| GOAL OF THE EXERCISE |
Output the full listing word for word.
=== INFORMATION SUPPLIED ===
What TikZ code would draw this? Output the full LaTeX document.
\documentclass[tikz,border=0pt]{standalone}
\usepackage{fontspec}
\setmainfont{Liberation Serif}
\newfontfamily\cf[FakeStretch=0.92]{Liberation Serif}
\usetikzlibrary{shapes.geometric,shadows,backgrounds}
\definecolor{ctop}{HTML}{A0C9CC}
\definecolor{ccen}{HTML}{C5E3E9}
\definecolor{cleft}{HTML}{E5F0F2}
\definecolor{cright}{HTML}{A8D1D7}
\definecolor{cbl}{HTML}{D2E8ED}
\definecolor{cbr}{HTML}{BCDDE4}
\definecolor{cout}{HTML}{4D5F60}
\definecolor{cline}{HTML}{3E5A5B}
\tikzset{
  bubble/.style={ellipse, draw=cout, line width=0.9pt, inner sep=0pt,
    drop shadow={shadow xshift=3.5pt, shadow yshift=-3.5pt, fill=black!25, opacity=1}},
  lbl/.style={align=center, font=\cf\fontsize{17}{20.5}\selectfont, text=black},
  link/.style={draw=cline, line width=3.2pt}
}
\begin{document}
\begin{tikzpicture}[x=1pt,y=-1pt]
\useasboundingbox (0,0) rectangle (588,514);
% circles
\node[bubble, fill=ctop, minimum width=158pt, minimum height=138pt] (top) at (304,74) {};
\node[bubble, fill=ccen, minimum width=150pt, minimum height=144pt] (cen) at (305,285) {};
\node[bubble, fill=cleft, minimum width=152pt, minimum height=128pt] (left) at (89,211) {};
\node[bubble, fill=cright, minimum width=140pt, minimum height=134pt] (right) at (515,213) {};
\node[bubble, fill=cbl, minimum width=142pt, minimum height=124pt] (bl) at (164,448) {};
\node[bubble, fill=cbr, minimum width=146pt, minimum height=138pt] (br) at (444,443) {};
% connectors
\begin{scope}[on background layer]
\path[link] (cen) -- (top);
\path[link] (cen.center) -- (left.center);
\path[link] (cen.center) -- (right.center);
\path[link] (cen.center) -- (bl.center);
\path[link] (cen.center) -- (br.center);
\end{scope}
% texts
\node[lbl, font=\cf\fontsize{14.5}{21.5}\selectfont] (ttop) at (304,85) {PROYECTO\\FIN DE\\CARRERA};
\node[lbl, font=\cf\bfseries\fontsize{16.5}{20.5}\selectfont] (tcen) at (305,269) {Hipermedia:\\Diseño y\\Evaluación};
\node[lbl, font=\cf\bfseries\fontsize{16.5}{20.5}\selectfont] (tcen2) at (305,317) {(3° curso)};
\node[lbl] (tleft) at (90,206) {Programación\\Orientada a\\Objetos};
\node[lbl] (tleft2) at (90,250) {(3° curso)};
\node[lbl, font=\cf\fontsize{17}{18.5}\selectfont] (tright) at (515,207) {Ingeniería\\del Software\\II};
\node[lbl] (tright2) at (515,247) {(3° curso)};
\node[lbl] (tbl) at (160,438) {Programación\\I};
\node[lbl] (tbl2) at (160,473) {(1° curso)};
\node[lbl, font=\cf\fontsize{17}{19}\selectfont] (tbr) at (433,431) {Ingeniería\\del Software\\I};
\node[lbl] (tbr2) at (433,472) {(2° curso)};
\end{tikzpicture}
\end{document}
===
| THE SOLUTION |
What TikZ code would draw this? Output the full LaTeX document.
\documentclass[tikz,border=0pt]{standalone}
\usepackage{fontspec}
\setmainfont{Liberation Serif}
\newfontfamily\cf[FakeStretch=0.92]{Liberation Serif}
\usetikzlibrary{shapes.geometric,shadows,backgrounds}
\definecolor{ctop}{HTML}{A0C9CC}
\definecolor{ccen}{HTML}{C5E3E9}
\definecolor{cleft}{HTML}{E5F0F2}
\definecolor{cright}{HTML}{A8D1D7}
\definecolor{cbl}{HTML}{D2E8ED}
\definecolor{cbr}{HTML}{BCDDE4}
\definecolor{cout}{HTML}{4D5F60}
\definecolor{cline}{HTML}{3E5A5B}
\tikzset{
  bubble/.style={ellipse, draw=cout, line width=0.9pt, inner sep=0pt,
    drop shadow={shadow xshift=3.5pt, shadow yshift=-3.5pt, fill=black!25, opacity=1}},
  lbl/.style={align=center, font=\cf\fontsize{17}{20.5}\selectfont, text=black},
  link/.style={draw=cline, line width=3.2pt}
}
\begin{document}
\begin{tikzpicture}[x=1pt,y=-1pt]
\useasboundingbox (0,0) rectangle (588,514);
% circles
\node[bubble, fill=ctop, minimum width=158pt, minimum height=138pt] (top) at (304,74) {};
\node[bubble, fill=ccen, minimum width=150pt, minimum height=144pt] (cen) at (305,285) {};
\node[bubble, fill=cleft, minimum width=152pt, minimum height=128pt] (left) at (89,211) {};
\node[bubble, fill=cright, minimum width=140pt, minimum height=134pt] (right) at (515,213) {};
\node[bubble, fill=cbl, minimum width=142pt, minimum height=124pt] (bl) at (164,448) {};
\node[bubble, fill=cbr, minimum width=146pt, minimum height=138pt] (br) at (444,443) {};
% connectors
\begin{scope}[on background layer]
\path[link] (cen) -- (top);
\path[link] (cen.center) -- (left.center);
\path[link] (cen.center) -- (right.center);
\path[link] (cen.center) -- (bl.center);
\path[link] (cen.center) -- (br.center);
\end{scope}
% texts
\node[lbl, font=\cf\fontsize{14.5}{21.5}\selectfont] (ttop) at (304,85) {PROYECTO\\FIN DE\\CARRERA};
\node[lbl, font=\cf\bfseries\fontsize{16.5}{20.5}\selectfont] (tcen) at (305,269) {Hipermedia:\\Diseño y\\Evaluación};
\node[lbl, font=\cf\bfseries\fontsize{16.5}{20.5}\selectfont] (tcen2) at (305,317) {(3° curso)};
\node[lbl] (tleft) at (90,206) {Programación\\Orientada a\\Objetos};
\node[lbl] (tleft2) at (90,250) {(3° curso)};
\node[lbl, font=\cf\fontsize{17}{18.5}\selectfont] (tright) at (515,207) {Ingeniería\\del Software\\II};
\node[lbl] (tright2) at (515,247) {(3° curso)};
\node[lbl] (tbl) at (160,438) {Programación\\I};
\node[lbl] (tbl2) at (160,473) {(1° curso)};
\node[lbl, font=\cf\fontsize{17}{19}\selectfont] (tbr) at (433,431) {Ingeniería\\del Software\\I};
\node[lbl] (tbr2) at (433,472) {(2° curso)};
\end{tikzpicture}
\end{document}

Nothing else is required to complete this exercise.